Il presente quesito è stato oggetto nel corso degli anni di innumerevoli dibattiti.
La principale differenza tra il delitto di diffamazione e l’ingiuria (oggi non più reato, poiché depenalizzata ad illecito amministrativo) consiste nel fatto che nell’ingiuria la comunicazione, con qualsiasi mezzo realizzata, è diretta all’offeso, mentre nella diffamazione l’offeso resta estraneo alla comunicazione offensiva intercorsa con più persone e non è posto in condizione di interloquire con l’offensore (vedi Cass. Sez. 5, sentenza numero 10313 del 17/01/2019).
Proprio sulla scorta di tale considerazione taluni osservavano che l’invio di una e-mail denigratoria, indirizzata sia all’offeso sia ad altre persone, integrasse la sola ingiuria, poiché la persona denigrata era uno dei destinatari del messaggio offensivo.
Di diverso avviso la giurisprudenza maggioritaria di merito e di legittimità, secondo cui la missiva a contenuto ingiurioso diretta a una pluralità di soggetti, oltre l’offeso, non integra il reato di ingiuria aggravata dalla presenza di più persone, bensì quello di diffamazione, stante la non contestualità del recepimento delle offese medesime e la conseguente maggiore divulgazione della stessa (in questo senso Cass. civ. Sez. VI – 3, ordinanza del 06-02-2019, n. 3540; Cass. pen. n. 34484/18 e Tribunale di Ascoli Piceno, sentenza del 15/10/2020).
Degna di nota la recentissima sentenza della Corte di Cassazione penale, sez.
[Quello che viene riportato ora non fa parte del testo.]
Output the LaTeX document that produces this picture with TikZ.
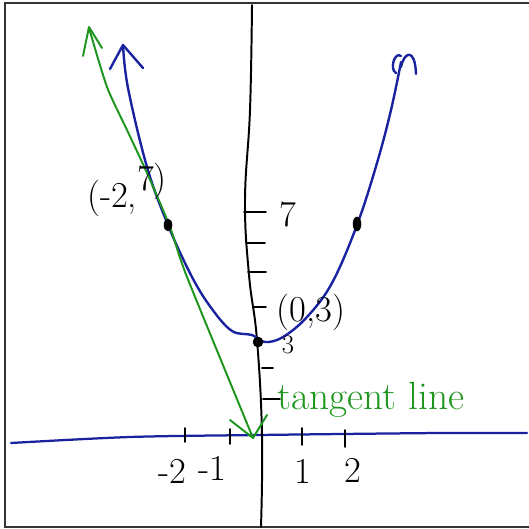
\documentclass[tikz,border=0pt]{standalone}
\usepackage{tikz}
\usetikzlibrary{arrows.meta}
\definecolor{penblue}{RGB}{25,35,160}
\definecolor{pengreen}{RGB}{30,150,30}
\tikzset{
  % --- Khung va truc ----------------------------------------
  frameline/.style={line width=1.4pt, black!80},
  axisy/.style={line width=1.4pt, black, line cap=round},
  axisx/.style={line width=1.6pt, penblue, line cap=round},
  tickm/.style={line width=1.3pt, black, line cap=round},
  % --- Duong cong / tiep tuyen ------------------------------
  curveb/.style={line width=1.7pt, penblue, line cap=round, line join=round},
  tanline/.style={line width=1.4pt, pengreen, line cap=round, line join=round},
  dotpt/.style={fill=black, draw=black},
  % --- Chu --------------------------------------------------
  hand/.style={font=\fontsize{26}{28}\selectfont, inner sep=0pt},
  handsm/.style={font=\fontsize{19}{21}\selectfont, inner sep=0pt},
  handg/.style={font=\fontsize{28}{30}\selectfont, text=pengreen, inner sep=0pt}
}

\begin{document}
\begin{tikzpicture}[x=0.25mm, y=-0.25mm]
  \useasboundingbox (0,0) rectangle (529,529);

  % ---------- Khung ----------
  \draw[frameline] (529,3) -- (5,3) -- (5,527) -- (529,527);

  % ---------- Truc Ox, Oy ----------
  \draw[axisx] plot[smooth] coordinates
    {(11,443) (130,437) (258,435) (440,433) (527,433)};
  \draw[axisy] plot[smooth, tension=0.7] coordinates
    {(252,5) (250,110) (245,200) (249,275) (257,340) (262,435) (261,527)};

  % ---------- Vach chia ----------
  \foreach \ya/\xa/\xb in {212/244/266, 243/246/265, 272/248/266,
                            307/253/266, 368/262/273, 399/263/280}
    \draw[tickm] (\xa,\ya) -- (\xb,\ya);
  \foreach \xa/\ya/\yb in {185/428/442, 230/429/444, 302/428/445, 345/430/447}
    \draw[tickm] (\xa,\ya) -- (\xa,\yb);

  % ---------- Parabol ----------
  \draw[curveb] plot[smooth, tension=0.6] coordinates
    {(123,45) (128,88) (147,167) (168,225) (192,277) (212,309)
     (232,331) (252,335) (265,342) (283,337) (307,317) (332,283)
     (357,225) (377,163) (391,110) (401,62)};
  \draw[curveb] (110,69) -- (123,45) -- (143,68);
  \draw[curveb] (396,73) .. controls (389,69) and (395,51) .. (401,56);
  \draw[curveb] (401,67) .. controls (404,52) and (415,47) .. (416,74);

  % ---------- Tiep tuyen ----------
  \draw[tanline] plot[smooth, tension=0.4] coordinates
    {(89,28) (107,87) (127,130) (147,173) (170,227) (187,277) (253,438)};
  \draw[tanline] (83,56) -- (89,27) -- (102,48);
  \draw[tanline] (230,420) -- (253,438) -- (267,415);

  % ---------- Diem ----------
  \fill[dotpt] (168,225) ellipse [x radius=4, y radius=6];
  \fill[dotpt] (357,224) ellipse [x radius=4, y radius=7];
  \filldraw[dotpt] (258,342) circle [radius=5];

  % ---------- Nhan ----------
  \node[hand] (lbl27) at (127,190) {(-2,\raisebox{1.1ex}{7)}};
  \node[hand] (lbl03) at (311,312) {(0,3)};
  \node[hand] (lbl7) at (288,214) {7};
  \node[handsm] (lbl3) at (288,345) {3};
  \node[handg] (lbltan) at (371,400) {tangent line};
  \node[hand] (lblm2) at (172,471) {-2};
  \node[hand] (lblm1) at (212,468) {-1};
  \node[hand] (lblp1) at (303,471) {1};
  \node[hand] (lblp2) at (353,470) {2};

\end{tikzpicture}
\end{document}
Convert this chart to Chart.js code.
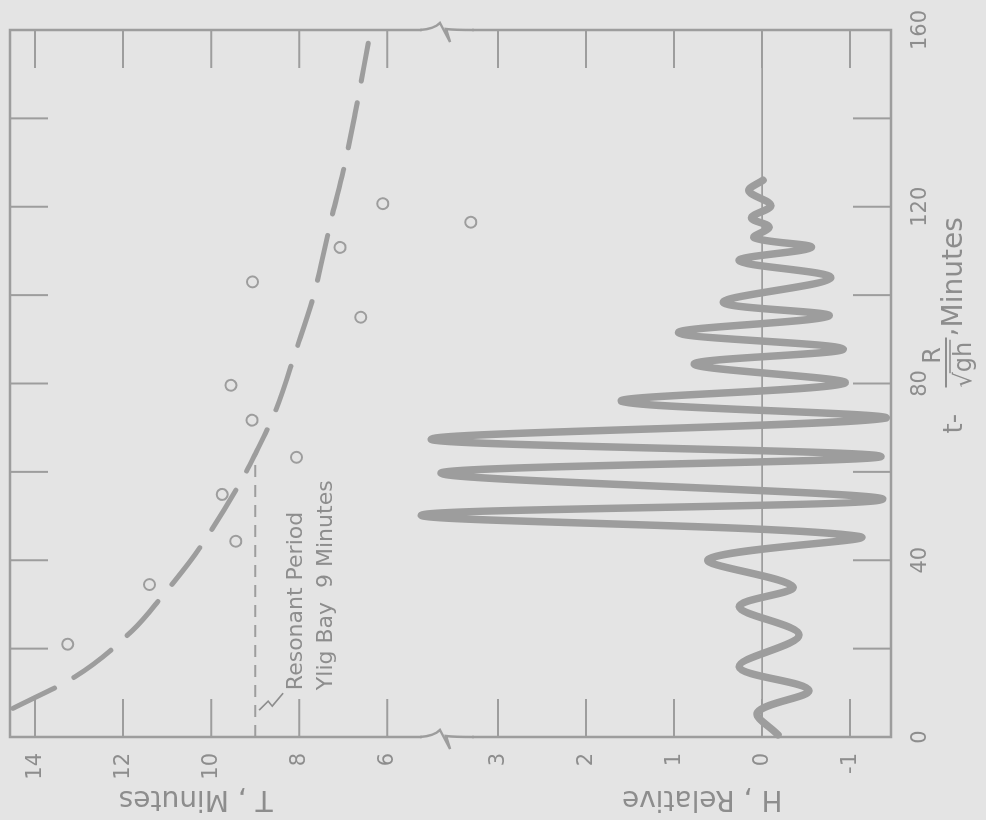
<!DOCTYPE html>
<html>
<head>
<meta charset="utf-8">
<script src="https://cdn.jsdelivr.net/npm/chart.js@4.4.0/dist/chart.umd.min.js"></script>
<style>
  html, body { margin: 0; padding: 0; width: 986px; height: 820px; overflow: hidden; background: #e4e4e4; }
  /* chart is drawn upright, then turned a quarter turn like the scanned figure */
  #wrap { position: absolute; left: 0; top: 0; width: 820px; height: 986px;
          transform-origin: 0 0; transform: translate(0, 820px) rotate(-90deg); }
</style>
</head>
<body>
<div id="wrap"><canvas id="fig" width="820" height="986"></canvas></div>
<script>
// observed periods (circles)
const periodTime = [21.0, 34.5, 44.3, 54.9, 63.3, 71.7, 79.6, 95.0, 103.0, 110.8, 116.5, 120.7];
const periodT    = [13.26, 11.40, 9.44, 9.75, 8.06, 9.07, 9.55, 6.60, 9.06, 7.07, 4.10, 6.10];

// dashed trend of the period
const fitTime = [6.5, 13.6, 24.0, 32.0, 39.5, 44.0, 58.8, 64.0, 73.5, 87.5, 99.5, 107.0, 118.0, 128.0, 141.0, 157.0];
const fitT    = [14.5, 13.1, 11.8, 11.1, 10.5, 10.18, 9.27, 9.0, 8.55, 8.07, 7.68, 7.5, 7.25, 7.0, 6.73, 6.43];

// resonant period line
const resonantTime = [0, 64];
const resonantT    = [9, 9];

// wave record, turning points
const waveTime = [0.5, 5.6, 10.6, 15.9, 23.1, 29.5, 34.0, 40.2, 45.4, 50.2, 53.8, 59.7, 63.5, 67.4, 72.2,
                  76.0, 80.1, 84.4, 87.8, 91.5, 95.3, 98.4, 103.9, 107.8, 110.8, 113.0, 115.4, 117.5, 120.3, 123.6, 126.0];
const waveH    = [-0.18, 0.05, -0.53, 0.26, -0.42, 0.26, -0.35, 0.61, -1.10, 3.87, -1.37, 3.65, -1.35, 3.76, -1.41,
                  1.60, -0.94, 0.77, -0.92, 0.95, -0.76, 0.44, -0.78, 0.26, -0.56, 0.09, -0.08, 0.12, -0.10, 0.15, -0.01];

// ticks
const tTicks   = [0, 20, 40, 60, 80, 100, 120, 140, 160];
const tLabels  = [0, 40, 80, 120, 160];
const TTicks   = [6, 8, 10, 12, 14];
const HTicks   = [-1, 0, 1, 2, 3];

const ink = '#9d9d9d';
const textInk = '#8d8d8d';
const paper = '#e4e4e4';
const FONT = '"DejaVu Sans", sans-serif';

Chart.defaults.font.family = FONT;
Chart.defaults.color = textInk;

const pts = (xs, ys) => xs.map((x, i) => ({ x: x, y: ys[i] }));

function valueAxis(tickList, min, max, weight, stackWeight) {
  return {
    type: 'linear', position: 'left', stack: 'side', stackWeight: stackWeight, weight: weight,
    min: min, max: max,
    grid: { display: false }, border: { display: false },
    afterBuildTicks: s => { s.ticks = tickList.map(v => ({ value: v })); },
    afterFit: s => { s.width = 83; s.paddingTop = 0; s.paddingBottom = 0; },
    ticks: { autoSkip: false, padding: 8, color: textInk, font: { size: 21 } }
  };
}

// frame, inward ticks, zero line, axis breaks and the texts
const figureBits = {
  id: 'figureBits',
  beforeDatasetsDraw(chart) {
    const { ctx, chartArea: a, scales } = chart;
    const L = 38;
    ctx.save();
    ctx.strokeStyle = ink;
    ctx.lineWidth = 2.5;
    ctx.strokeRect(a.left, a.top, a.right - a.left, a.bottom - a.top);

    ctx.lineWidth = 2;
    ctx.beginPath();
    scales.x.ticks.forEach(t => {
      const px = scales.x.getPixelForValue(t.value);
      if (px <= a.left + 1 || px >= a.right - 1) return;
      ctx.moveTo(px, a.top); ctx.lineTo(px, a.top + L);
      ctx.moveTo(px, a.bottom); ctx.lineTo(px, a.bottom - L);
    });
    ['yT', 'yH'].forEach(id => {
      scales[id].ticks.forEach(t => {
        const py = scales[id].getPixelForValue(t.value);
        ctx.moveTo(a.left, py); ctx.lineTo(a.left + L, py);
        ctx.moveTo(a.right, py); ctx.lineTo(a.right - L, py);
      });
    });
    ctx.stroke();

    // H = 0
    const y0 = scales.yH.getPixelForValue(0);
    ctx.lineWidth = 1.6;
    ctx.beginPath(); ctx.moveTo(a.left, y0); ctx.lineTo(a.right, y0); ctx.stroke();

    // breaks between the two panels
    const yb = scales.yT.bottom;
    [a.left, a.right].forEach(ex => {
      ctx.fillStyle = paper;
      ctx.fillRect(ex - 4, yb - 18, 8, 50);
      ctx.lineWidth = 2.5;
      ctx.beginPath();
      ctx.moveTo(ex, yb - 20);
      ctx.quadraticCurveTo(ex + 1, yb - 6, ex + 7, yb);
      ctx.lineTo(ex - 12, yb + 10);
      ctx.lineTo(ex + 1, yb + 6);
      ctx.quadraticCurveTo(ex, yb + 14, ex, yb + 34);
      ctx.stroke();
    });
    ctx.restore();
  },
  afterDatasetsDraw(chart) {
    const { ctx, chartArea: a, scales } = chart;
    ctx.save();
    ctx.fillStyle = textInk;
    ctx.strokeStyle = textInk;

    // note at the resonant line
    const nx = scales.x.getPixelForValue(10.6);
    const n1 = scales.yT.getPixelForValue(7.93);
    const n2 = scales.yT.getPixelForValue(7.25);
    ctx.font = '22px ' + FONT;
    ctx.textAlign = 'left';
    ctx.textBaseline = 'alphabetic';
    ctx.fillText('Resonant Period', nx, n1);
    ctx.fillText('Ylig Bay  9 Minutes', nx, n2);
    const ry = scales.yT.getPixelForValue(9);
    ctx.lineWidth = 1.6;
    ctx.beginPath();
    ctx.moveTo(nx - 20, ry + 4); ctx.lineTo(nx - 11, ry + 13);
    ctx.lineTo(nx - 16, ry + 17); ctx.lineTo(nx - 3, ry + 28);
    ctx.stroke();

    // value axis titles
    ctx.font = '28px ' + FONT;
    ctx.textAlign = 'center';
    ctx.textBaseline = 'middle';
    [['T , Minutes', scales.yT.getPixelForValue(10.35)], ['H , Relative', scales.yH.getPixelForValue(0.68)]].forEach(([txt, cy]) => {
      ctx.save();
      ctx.translate(22, cy);
      ctx.rotate(-Math.PI / 2);
      ctx.fillText(txt, 0, 0);
      ctx.restore();
    });

    // time axis title  t - R/sqrt(gh) , Minutes
    const cx = scales.x.getPixelForValue(80);
    const b = a.bottom;
    ctx.textBaseline = 'alphabetic';
    ctx.textAlign = 'left';
    ctx.font = '26px ' + FONT;
    ctx.fillText('t-', cx - 50, b + 71);
    ctx.font = '24px ' + FONT;
    ctx.textAlign = 'center';
    ctx.fillText('R', cx + 28, b + 49);
    ctx.lineWidth = 2;
    ctx.beginPath(); ctx.moveTo(cx - 4, b + 55); ctx.lineTo(cx + 46, b + 55); ctx.stroke();
    ctx.textAlign = 'left';
    const wr = ctx.measureText('\u221A').width;
    const wa = ctx.measureText('\u221Agh').width;
    ctx.fillText('\u221Agh', cx - 4, b + 80);
    ctx.lineWidth = 1.6;
    ctx.beginPath(); ctx.moveTo(cx - 5 + wr, b + 59); ctx.lineTo(cx - 2 + wa, b + 59); ctx.stroke();
    ctx.font = '28px ' + FONT;
    ctx.fillText(',', cx + 47, b + 64);
    ctx.fillText('Minutes', cx + 56, b + 71);
    ctx.restore();
  }
};

new Chart(document.getElementById('fig'), {
  type: 'line',
  data: {
    datasets: [
      {
        label: 'H', yAxisID: 'yH', data: pts(waveTime, waveH), clip: false,
        borderColor: ink, borderWidth: 7.5, pointRadius: 0, tension: 0.35,
        borderCapStyle: 'round', borderJoinStyle: 'round', fill: false
      },
      {
        label: 'T trend', yAxisID: 'yT', data: pts(fitTime, fitT),
        borderColor: ink, borderWidth: 5, pointRadius: 0, cubicInterpolationMode: 'monotone',
        borderDash: [46, 22], borderCapStyle: 'round', fill: false
      },
      {
        label: 'Resonant period', yAxisID: 'yT', data: pts(resonantTime, resonantT),
        borderColor: ink, borderWidth: 2, pointRadius: 0, borderDash: [12, 8], fill: false
      },
      {
        label: 'T observed', yAxisID: 'yT', data: pts(periodTime, periodT), clip: false,
        showLine: false, pointRadius: 5.5, pointBorderWidth: 2,
        pointBorderColor: ink, pointBackgroundColor: 'rgba(0,0,0,0)'
      }
    ]
  },
  options: {
    responsive: false,
    animation: false,
    layout: { padding: { top: 10, right: 30, left: 0, bottom: 0 } },
    plugins: { legend: { display: false }, tooltip: { enabled: false } },
    scales: {
      x: {
        type: 'linear', position: 'bottom', min: 0, max: 160,
        grid: { display: false }, border: { display: false },
        afterBuildTicks: s => { s.ticks = tTicks.map(v => ({ value: v })); },
        afterFit: s => { s.height = 95; s.paddingLeft = 0; s.paddingRight = 0; },
        ticks: {
          autoSkip: false, maxRotation: 0, padding: 9, color: textInk, font: { size: 21 },
          callback: v => tLabels.includes(v) ? String(v) : ''
        }
      },
      yT: valueAxis(TTicks, 4.8, 14.57, 2, 430),
      yH: valueAxis(HTicks, -1.465, 3.66, 1, 451)
    }
  },
  plugins: [figureBits]
});
</script>
</body>
</html>
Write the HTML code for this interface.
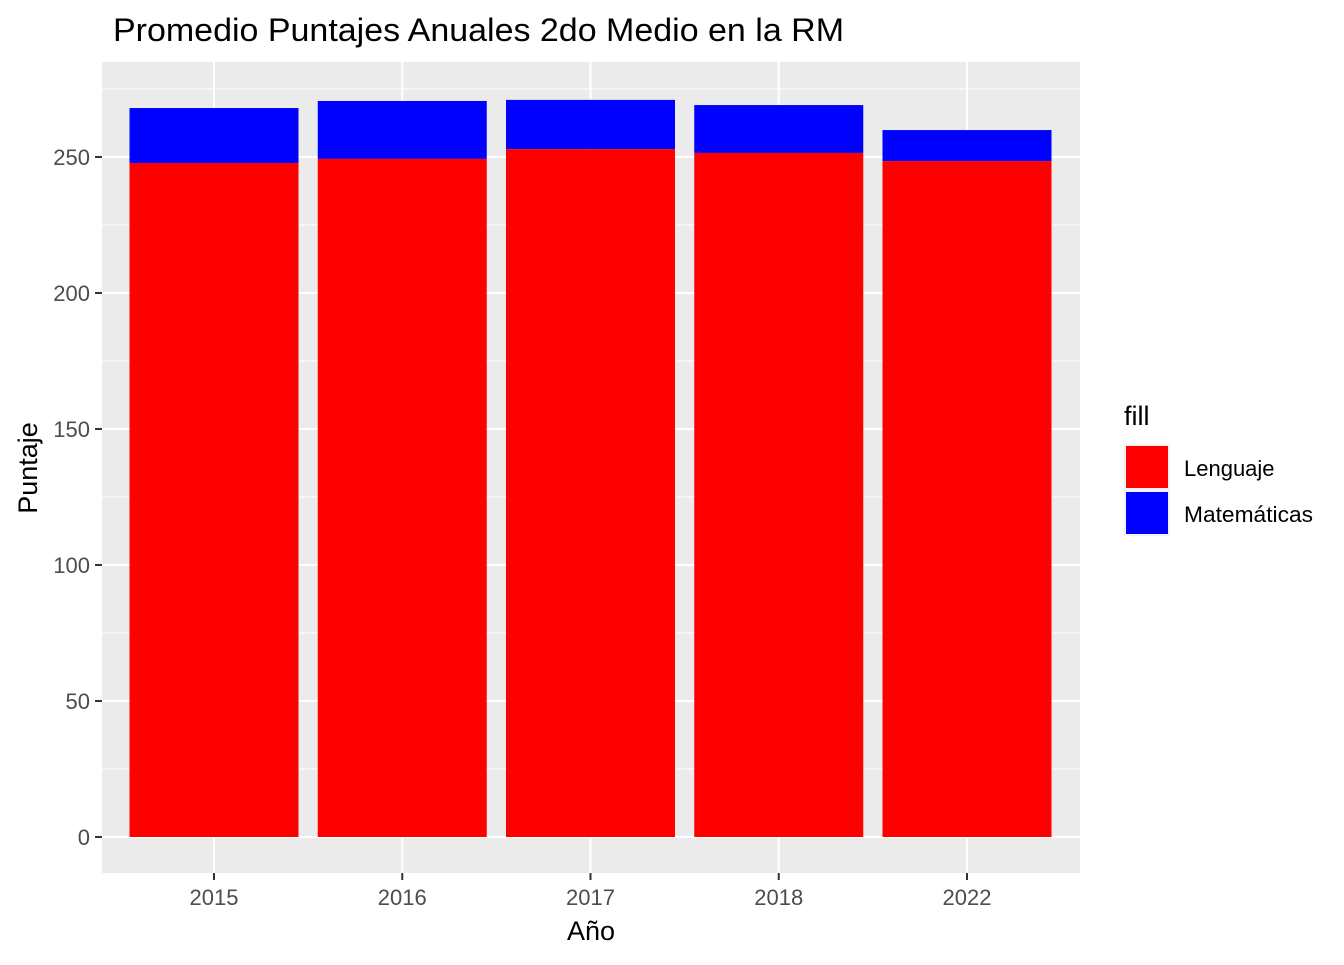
<!DOCTYPE html>
<html><head><meta charset="utf-8"><style>
body{margin:0;background:#fff;}
svg text{font-family:"Liberation Sans",Arial,sans-serif;}
</style></head><body>
<svg id="chart" width="1344" height="960" xmlns="http://www.w3.org/2000/svg">
<text x="113" y="41" font-size="32" textLength="731" lengthAdjust="spacingAndGlyphs" fill="#000">Promedio Puntajes Anuales 2do Medio en la RM</text>
<rect x="102" y="62" width="978" height="811" fill="#ebebeb"/>
<g id="grid"></g><g id="bars"></g><g id="axes"></g>
<text x="591" y="940" font-size="27" text-anchor="middle" fill="#000">Año</text>
<text transform="translate(37,468) rotate(-90)" font-size="27" text-anchor="middle" fill="#000">Puntaje</text>
<g>
<text x="1124" y="425" font-size="27" fill="#000">fill</text>
<rect x="1124" y="444" width="46" height="46" fill="#f2f2f2"/>
<rect x="1126" y="446" width="42" height="42" fill="#ff0000"/>
<text x="1184" y="476" font-size="22" fill="#000">Lenguaje</text>
<rect x="1124" y="490" width="46" height="46" fill="#f2f2f2"/>
<rect x="1126" y="492" width="42" height="42" fill="#0000ff"/>
<text x="1184" y="522" font-size="22" textLength="129" lengthAdjust="spacingAndGlyphs" fill="#000">Matemáticas</text>
</g>
</svg>
<script>
const categories=["2015","2016","2017","2018","2022"];
const lenguaje=[247.8,249.3,252.9,251.5,248.5];
const matematicas=[268.0,270.6,271.0,269.1,259.9];
const yTicks=[0,50,100,150,200,250];
const NS="http://www.w3.org/2000/svg";
const y=v=>837-v*2.72;
const step=188.25, x=i=>214+i*step, bw=169;
function mk(tag,attrs,parent){const e=document.createElementNS(NS,tag);for(const k in attrs)e.setAttribute(k,attrs[k]);parent.appendChild(e);return e;}
const grid=document.getElementById('grid'),bars=document.getElementById('bars'),axes=document.getElementById('axes');
for(let v=25;v<=275;v+=50){const l=mk('line',{x1:102,x2:1080,y1:y(v),y2:y(v),stroke:'#fff','stroke-width':1},grid);

}
yTicks.forEach(v=>{const l=mk('line',{x1:102,x2:1080,y1:y(v),y2:y(v),stroke:'#fff','stroke-width':2},grid);


const t=mk('line',{x1:95,x2:102,y1:y(v),y2:y(v),stroke:'#333','stroke-width':2},axes);


const tx=mk('text',{x:90,y:y(v)+8,'font-size':22,'text-anchor':'end',fill:'#4d4d4d'},axes);tx.textContent=v;

});
categories.forEach((c,i)=>{const l=mk('line',{x1:x(i),x2:x(i),y1:62,y2:873,stroke:'#fff','stroke-width':2},grid);


const b=mk('rect',{x:x(i)-bw/2,y:y(matematicas[i]),width:bw,height:y(lenguaje[i])-y(matematicas[i]),fill:'#0000ff'},bars);


const r=mk('rect',{x:x(i)-bw/2,y:y(lenguaje[i]),width:bw,height:y(0)-y(lenguaje[i]),fill:'#ff0000'},bars);


const t=mk('line',{x1:x(i),x2:x(i),y1:873,y2:880,stroke:'#333','stroke-width':2},axes);


const tx=mk('text',{x:x(i),y:905,'font-size':22,'text-anchor':'middle',fill:'#4d4d4d'},axes);tx.textContent=c;

});
</script>
</body></html>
V, 04/03/2021, n. 13252, che approfondisce in maniera encomiabile la presente questione.
Protagonisti due vecchi colleghi di lavoro (Dario e Italo) che vantavano rapporti non proprio pacifici.
A scatenare la controversia era la mail che Dario inviava non solo a Italo ma anche ad altre persone, facenti parte di un ex gruppo di lavoro.
Nel testo del messaggio Italo viene insultato. Inevitabile lo strascico giudiziario con Dario che veniva ritenuto responsabile, sia in primo che in secondo grado, del reato di diffamazione aggravata ai danni di Italo a cui veniva riconosciuto un risarcimento danni di 5 mila euro.
Mediante ricorso in Cassazione Dario provava a riqualificare l’accusa a proprio carico, sostenendo che la propria condotta integrava la mera ingiuria, reato depenalizzato.
A tal proposito il suo avvocato osservava che Italo era un componente del gruppo destinatario delle e-mail e dunque aveva percepito l’offesa quasi in tempo reale.
Di diverso avviso però i giudici della Suprema Corte di Cassazione che osservano che le e-mail non sono altro che lettere in formato elettronico recapitate dalla casella di posta del mittente a singoli destinatari, non contestualmente presenti.
Deriva che nel caso di specie l’invio di una e-mail, dal contenuto offensivo, destinata sia all’offeso sia ad altri soggetti (almeno due) è ravvisabile in capo al mittente il delitto di diffamazione aggravata, anche se tra i destinatari del messaggio di posta elettronica vi era anche l’offeso, Italo.
I giudici precisano che l’offesa diretta a una persona “distante” costituisce ingiuria solo quando la comunicazione denigratoria avviene, esclusivamente, tra autore e destinatario; se la comunicazione “a distanza” è indirizzata ad altre persone oltre all’offeso, si configura il delitto di diffamazione.
In conclusione, occorre sempre prestare particolare cautela nel comporre messaggi dal potenziale contenuto denigratorio ed inviarli ad una molteplicità di destinatari. I rischi che ne derivano, come si è visto, sono particolarmente gravi: una condanna per il reato di diffamazione e l’obbligo di risarcire la persona offesa.